De acordo, Carfer. Porém, no exemplo seguinte, em que estou falando com alguém, «conto-lhe» tem absoluto cabimento:

«Para adormecer o meu filho, conto-lhe uma história».

Cumprimentos


----------



## Carfer

Naticruz said:


> De acordo, Carfer. Porém, no exemplo seguinte, em que estou falando com alguém, «conto-lhe» tem absoluto cabimento:
> 
> «Para adormecer o meu filho, conto-lhe uma história».
> 
> Cumprimentos


 
Ah!, sim, claro, nem eu tinha sugerido que houvesse qualquer erro, estava apenas a limitar-me à frase proposta.

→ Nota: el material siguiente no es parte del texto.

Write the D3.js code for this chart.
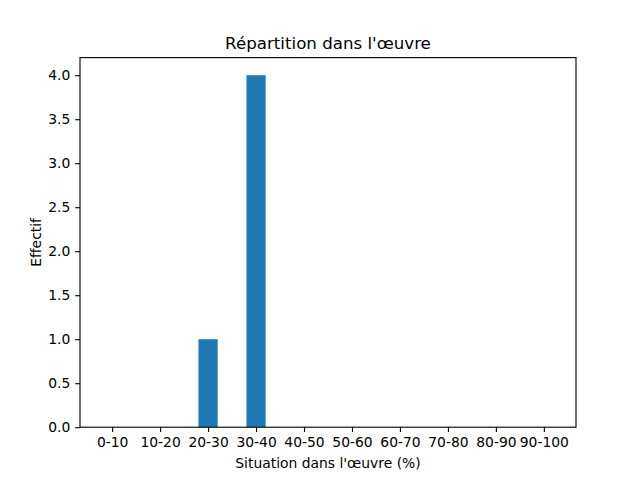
<!DOCTYPE html>
<html>
<head>
<meta charset="utf-8">
<script src="https://cdn.jsdelivr.net/npm/d3@7"></script>
<style>
  body { margin: 0; background: #fff; }
  svg text { font-family: "DejaVu Sans", sans-serif; fill: #000; }
</style>
</head>
<body>
<div id="viz"></div>
<script>
// Données
const categories = ['0-10', '10-20', '20-30', '30-40', '40-50', '50-60', '60-70', '70-80', '80-90', '90-100'];
const effectifs = [0, 0, 1, 4, 0, 0, 0, 0, 0, 0];
const yTicks = [0, 0.5, 1, 1.5, 2, 2.5, 3, 3.5, 4];

const COLOR_BAR = '#1f77b4';

let W = 640, H = 480;
let margin = {top: 57.6, right: 64, bottom: 52.8, left: 80},
    width = W - margin.left - margin.right,
    height = H - margin.top - margin.bottom;

let svg = d3.select('#viz')
  .append('svg')
    .attr('width', W)
    .attr('height', H);

let g = svg.append('g')
  .attr('transform', 'translate(' + margin.left + ',' + margin.top + ')');

// largeur des barres 0.4, marges de 5% comme matplotlib
let barW = 0.4;
let lo = -barW / 2, hi = categories.length - 1 + barW / 2;
let pad = (hi - lo) * 0.05;
let x = d3.scaleLinear()
  .domain([lo - pad, hi + pad])
  .range([0, width]);

let y = d3.scaleLinear()
  .domain([0, d3.max(effectifs) * 1.05])
  .range([height, 0]);

// Barres
g.selectAll('.bars')
  .data(effectifs)
  .enter()
  .append('rect')
    .attr('class', 'bars')
    .attr('x', function(d, i) { return x(i - barW / 2); })
    .attr('width', function() { return x(barW) - x(0); })
    .attr('y', function(d) { return y(d); })
    .attr('height', function(d) { return y(0) - y(d); })
    .attr('fill', COLOR_BAR);

// Axes
let xAxis = d3.axisBottom(x)
  .tickValues(d3.range(categories.length))
  .tickFormat(function(i) { return categories[i]; })
  .tickSizeInner(4.86).tickSizeOuter(0).tickPadding(4.86);

let yAxis = d3.axisLeft(y)
  .tickValues(yTicks)
  .tickFormat(d3.format('.1f'))
  .tickSizeInner(4.86).tickSizeOuter(0).tickPadding(4.86);

let gx = g.append('g')
  .attr('transform', 'translate(0,' + height + ')')
  .call(xAxis);
let gy = g.append('g').call(yAxis);

[gx, gy].forEach(function(a) {
  a.select('.domain').remove();
  a.selectAll('line').attr('stroke', '#000').attr('stroke-width', 1.11);
  a.selectAll('text').style('font-size', '13.89px').style('font-family', '"DejaVu Sans", sans-serif');
});

// Cadre
g.append('rect')
  .attr('x', 0).attr('y', 0)
  .attr('width', width).attr('height', height)
  .attr('fill', 'none')
  .attr('stroke', '#000')
  .attr('stroke-width', 1.11);

// Titres
svg.append('text')
  .attr('x', margin.left + width / 2)
  .attr('y', margin.top - 8.3)
  .attr('text-anchor', 'middle')
  .style('font-size', '16.67px')
  .text("Répartition dans l'œuvre");

svg.append('text')
  .attr('x', margin.left + width / 2)
  .attr('y', 468)
  .attr('text-anchor', 'middle')
  .style('font-size', '13.89px')
  .text("Situation dans l'œuvre (%)");

svg.append('text')
  .attr('transform', 'translate(40.5,' + (margin.top + height / 2) + ') rotate(-90)')
  .attr('text-anchor', 'middle')
  .style('font-size', '13.89px')
  .text('Effectif');
</script>
</body>
</html>
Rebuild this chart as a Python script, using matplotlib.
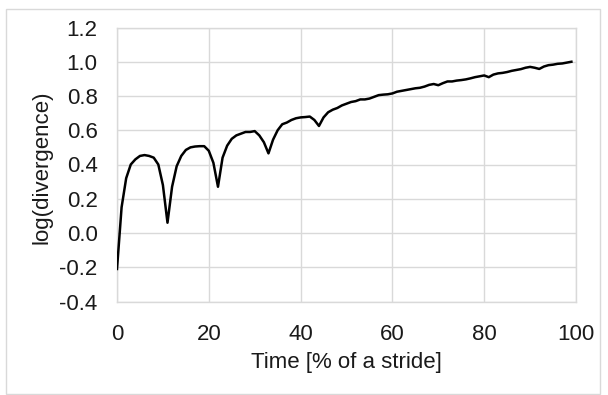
import matplotlib
matplotlib.use("Agg")
import matplotlib.pyplot as plt
from matplotlib.patches import Rectangle

time_pct = list(range(100))
log_divergence = [
    -0.21, 0.15, 0.32, 0.40, 0.43, 0.45, 0.455, 0.45, 0.44, 0.40,
    0.28, 0.06, 0.27, 0.39, 0.45, 0.485, 0.50, 0.505, 0.507, 0.507,
    0.48, 0.41, 0.27, 0.44, 0.51, 0.55, 0.57, 0.58, 0.59, 0.59,
    0.595, 0.57, 0.53, 0.465, 0.545, 0.60, 0.635, 0.645, 0.66, 0.67,
    0.675, 0.677, 0.68, 0.66, 0.625, 0.675, 0.705, 0.72, 0.73, 0.745,
    0.755, 0.765, 0.77, 0.78, 0.78, 0.785, 0.795, 0.805, 0.808, 0.81,
    0.815, 0.825, 0.83, 0.835, 0.84, 0.845, 0.848, 0.855, 0.865, 0.87,
    0.863, 0.875, 0.885, 0.885, 0.89, 0.893, 0.897, 0.903, 0.91, 0.915,
    0.92, 0.91, 0.925, 0.932, 0.935, 0.94, 0.947, 0.952, 0.957, 0.965,
    0.97, 0.965, 0.958, 0.972, 0.98, 0.983, 0.988, 0.99, 0.995, 1.0,
]
x_ticks = [0, 20, 40, 60, 80, 100]
y_ticks = [-0.4, -0.2, 0.0, 0.2, 0.4, 0.6, 0.8, 1.0, 1.2]
x_label = "Time [% of a stride]"
y_label = "log(divergence)"

plt.rcParams['font.family'] = ['Liberation Sans', 'DejaVu Sans']

W, H = 608, 395
fig = plt.figure(figsize=(W / 100, H / 100), dpi=100)
fig.patch.set_facecolor("white")
fig.patches.append(Rectangle((5.5 / W, 1 - 393.5 / H), 594.5 / W, 385 / H,
                             transform=fig.transFigure, fill=False,
                             edgecolor="#d9d9d9", linewidth=1.0))

left, right, top, bottom = 117 / W, 576 / W, 27.5 / H, 301.5 / H
ax = fig.add_axes([left, 1 - bottom, right - left, bottom - top])

ax.plot(time_pct, log_divergence, color="black", linewidth=1.8,
        solid_joinstyle="round", zorder=3)

ax.set_xlim(0, 100)
ax.set_ylim(-0.4, 1.2)
ax.set_xticks(x_ticks)
ax.set_yticks(y_ticks)
ax.set_xticklabels([str(t) for t in x_ticks])
ax.set_yticklabels([f"{t:.1f}" for t in y_ticks])
ax.grid(True, color="#d9d9d9", linewidth=1.0)
ax.set_axisbelow(True)
for s in ax.spines.values():
    s.set_color("#d9d9d9")
    s.set_linewidth(1.0)

txt = "#1a1a1a"
ax.tick_params(axis="both", length=0, labelsize=16, colors=txt)
ax.tick_params(axis="y", pad=14)
ax.tick_params(axis="x", pad=16)

fig.text(346.5 / W, 1 - 368 / H, x_label, fontsize=16, color=txt,
         ha="center", va="baseline")
fig.text(42 / W, 1 - 167 / H, y_label, fontsize=16, color=txt,
         ha="center", va="center", rotation=90)

fig.savefig("out.png", dpi=100, facecolor="white")
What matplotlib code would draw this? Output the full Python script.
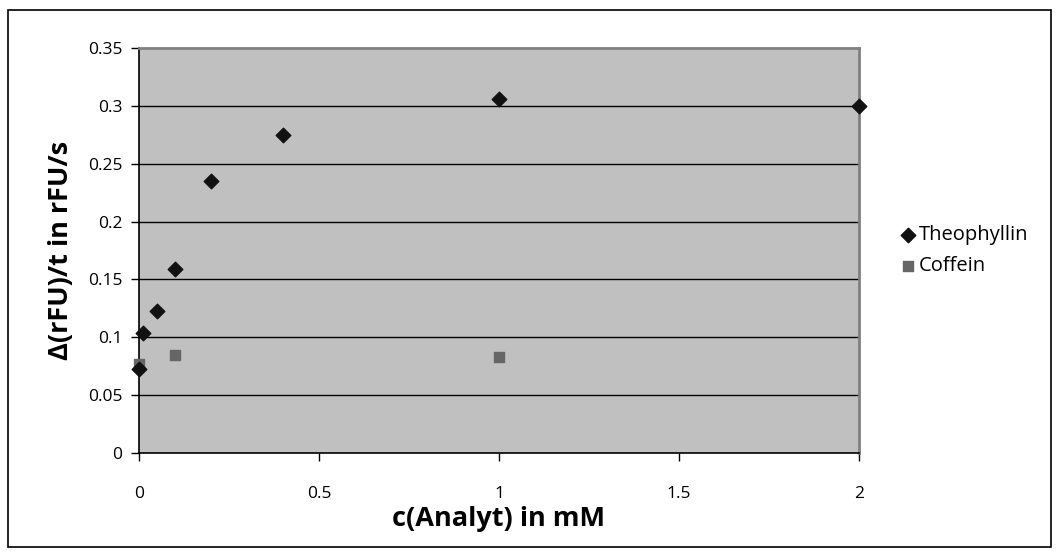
import matplotlib.pyplot as plt
from matplotlib.patches import Rectangle

# --- data ---
theo_x = [0, 0.01, 0.05, 0.1, 0.2, 0.4, 1, 2]
theo_y = [0.073, 0.104, 0.123, 0.159, 0.235, 0.275, 0.306, 0.300]
coff_x = [0, 0.1, 1]
coff_y = [0.077, 0.085, 0.083]

xticks = [0, 0.5, 1, 1.5, 2]
xtick_labels = ['0', '0.5', '1', '1.5', '2']
yticks = [0, 0.05, 0.1, 0.15, 0.2, 0.25, 0.3, 0.35]
ytick_labels = ['0', '0.05', '0.1', '0.15', '0.2', '0.25', '0.3', '0.35']

plt.rcParams['font.family'] = ['Open Sans', 'DejaVu Sans']

fig = plt.figure(figsize=(10.61, 5.58), dpi=100)
ax = fig.add_axes([139 / 1061, 1 - 453 / 558, (859 - 139) / 1061, (453 - 48) / 558])

# outer chart border
fig.patches.append(Rectangle((8 / 1061, 11 / 558), 1043 / 1061, 537 / 558,
                             transform=fig.transFigure, fill=False,
                             edgecolor='black', linewidth=1.2))

ax.set_facecolor('#C0C0C0')
ax.set_xlim(0, 2)
ax.set_ylim(0, 0.35)

for y in yticks[1:-1]:
    ax.axhline(y, color='black', linewidth=1.0, zorder=1)

for side in ['top', 'right']:
    ax.spines[side].set_color('#808080')
    ax.spines[side].set_linewidth(2)
ax.spines['left'].set_color('black')
ax.spines['bottom'].set_color('black')
ax.spines['left'].set_linewidth(1.2)
ax.spines['bottom'].set_linewidth(1.2)

ax.scatter(theo_x, theo_y, marker='D', s=55, color='#111111',
           label='Theophyllin', zorder=4, clip_on=False)
ax.scatter(coff_x, coff_y, marker='s', s=60, color='#666666',
           label='Coffein', zorder=3, clip_on=False)

ax.set_xticks(xticks)
ax.set_xticklabels(xtick_labels)
ax.set_yticks(yticks)
ax.set_yticklabels(ytick_labels)
ax.tick_params(axis='both', direction='out', length=6, width=1,
               labelsize=12.5, color='black')
ax.tick_params(axis='x', pad=18)
ax.tick_params(axis='y', pad=6)

ax.set_xlabel('c(Analyt) in mM', fontsize=19.5, fontweight='bold', labelpad=3)
ax.set_ylabel('Δ(rFU)/t in rFU/s', fontsize=19.5, fontweight='bold', labelpad=10)

ax.legend(loc='center left', bbox_to_anchor=(1.04, 0.50), frameon=False,
          fontsize=14.5, handletextpad=0.05, labelspacing=0.55,
          handlelength=1.0, borderpad=0)

fig.savefig('out.png', dpi=100)
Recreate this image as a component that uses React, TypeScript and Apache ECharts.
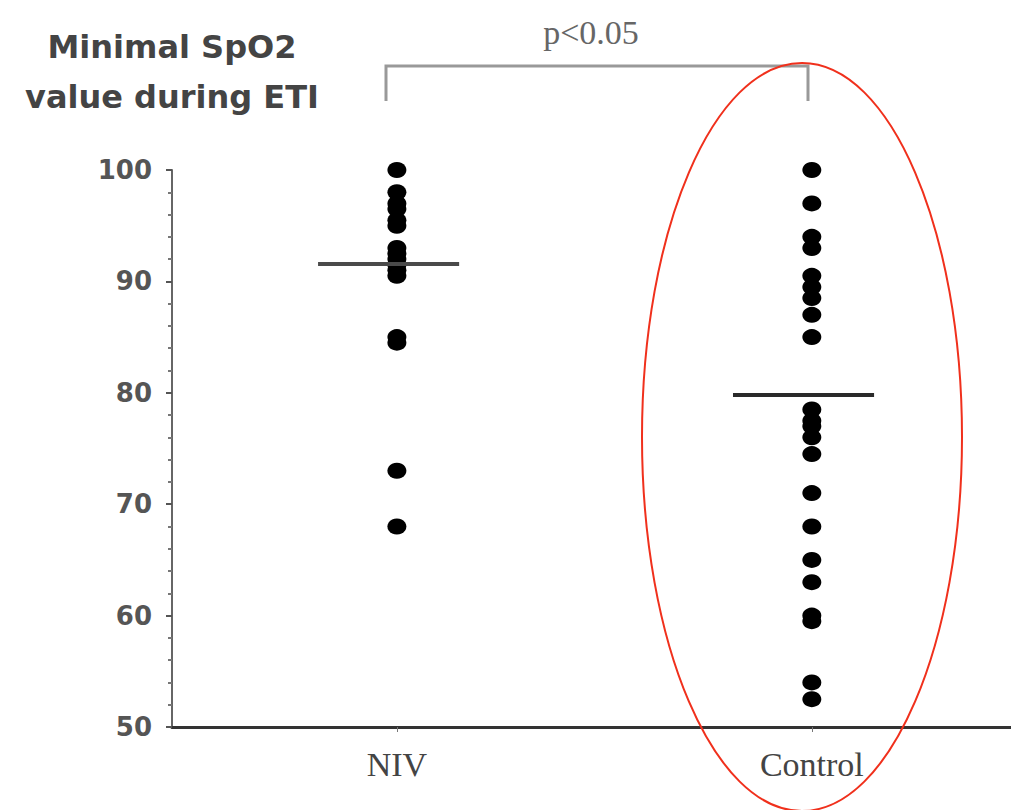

Cumprimentos para si também.


----------



## Parampal Kaur

Hola amigos. Necesito una ayuda de gramática más quede otra cosa. Leí varios hilos, pero sigo confundida, así que recurro a ustedes.
Por ejemplo esta frase: Si eu pudesse dar-lhe uma coisa// Si eu pudesse lhe dar uma coisa...
¿Es lo mismo ? ¿O hay una frase que suena mal o está mal escrita?
Otro ejemplo: Lhe susurro esta melodia. Word marca que está mal, que es Susurro-lhe.
Me pasó que cuando escribí "dar-lhe", Word me lo marcaba como incorrecto.
Otra cosa: ¿el guión entre el verbo y el OI corresponde o es una usanza?
Muchas gracias.


----------



## Carfer

Parampal Kaur said:


> Hola amigos. Necesito una ayuda de gramática más quede otra cosa. Leí varios hilos, pero sigo confundida, así que recurro a ustedes.
> Por ejemplo esta frase: S*e *eu pudesse dar-lhe uma coisa// S*e* eu pudesse lhe dar uma coisa...*  este é mais comum na variante brasileira informal*
> ¿Es lo mismo ? ¿O hay una frase que suena mal o está mal escrita?
> Otro ejemplo: Lhe su*ss*urro esta melodia. Word marca que está mal, que es Su*ss*urro-lhe. *Não será por causa do erro de ortografia? Atenção às consoantes duplas 'ss' e 'rr' do português*
> Me pasó que cuando escribí "dar-lhe", Word me lo marcaba como incorrecto. *está correcto*
> Otra cosa: ¿el guión entre el verbo y el OI corresponde o es una usanza? *é obrigatório*
> Muchas gracias.


----------



## Parampal Kaur

¡Carfer! ¡Otra vez mi salvador! Sussurro lo escribí bien, aun así, lo marca como incorrecto.
Millones de gracias. XOXO


----------